What's the function that you're trying to maximize/minimize here?
I talked to a colleague and we think it may be caused by the learnable constant mean in gpytorch gpr because scikit learn uses 0 as the mean value, so that it may get a larger variance which causes a larger search space (touches the boundary).
In this case, maybe you can try gpytorch.means.ZeroMean()
and seeing if that changes your results.
We have a dataset of chemical experiments and use a ML model to simulate the result function. Ground truth is the optimal point on the boundary. I tried ZeroMean and it remains a similar result.
How are you fitting the models in both gpytorch and sklearn? In general, optimization differences will also make an impact here.
for example, what are the values of the optimal hypers after training for both sets of models?
🐛 Bug
I'm trying to use GPytorch to do Bayesian optimization. I rewrote the bayes_opt structure to use gpytorch GPR in it with the same kernel and hyperparameters (Matern, nu=2.5, ucb as acquisition function, same hyperparameter for ucb).
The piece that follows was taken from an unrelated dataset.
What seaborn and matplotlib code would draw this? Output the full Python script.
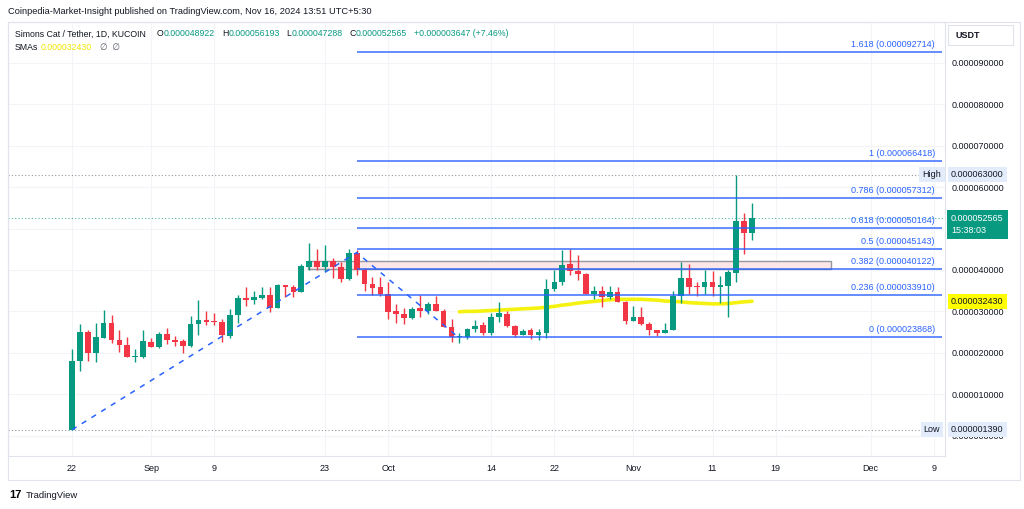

The result using gpytorch is wierd: I know the optima is on the boundary and BO over-explores boundaries[1] , but with gpytorch it never touch it Here is the result using bayes_opt (they are using sklearn GPR in it): It reaches the boundary just after several iterations.
[1]Siivola, Eero, et al. "Correcting boundary over-exploration deficiencies in Bayesian optimization with virtual derivative sign observations." 2018 IEEE 28th International Workshop on Machine Learning for Signal Processing (MLSP). IEEE, 2018.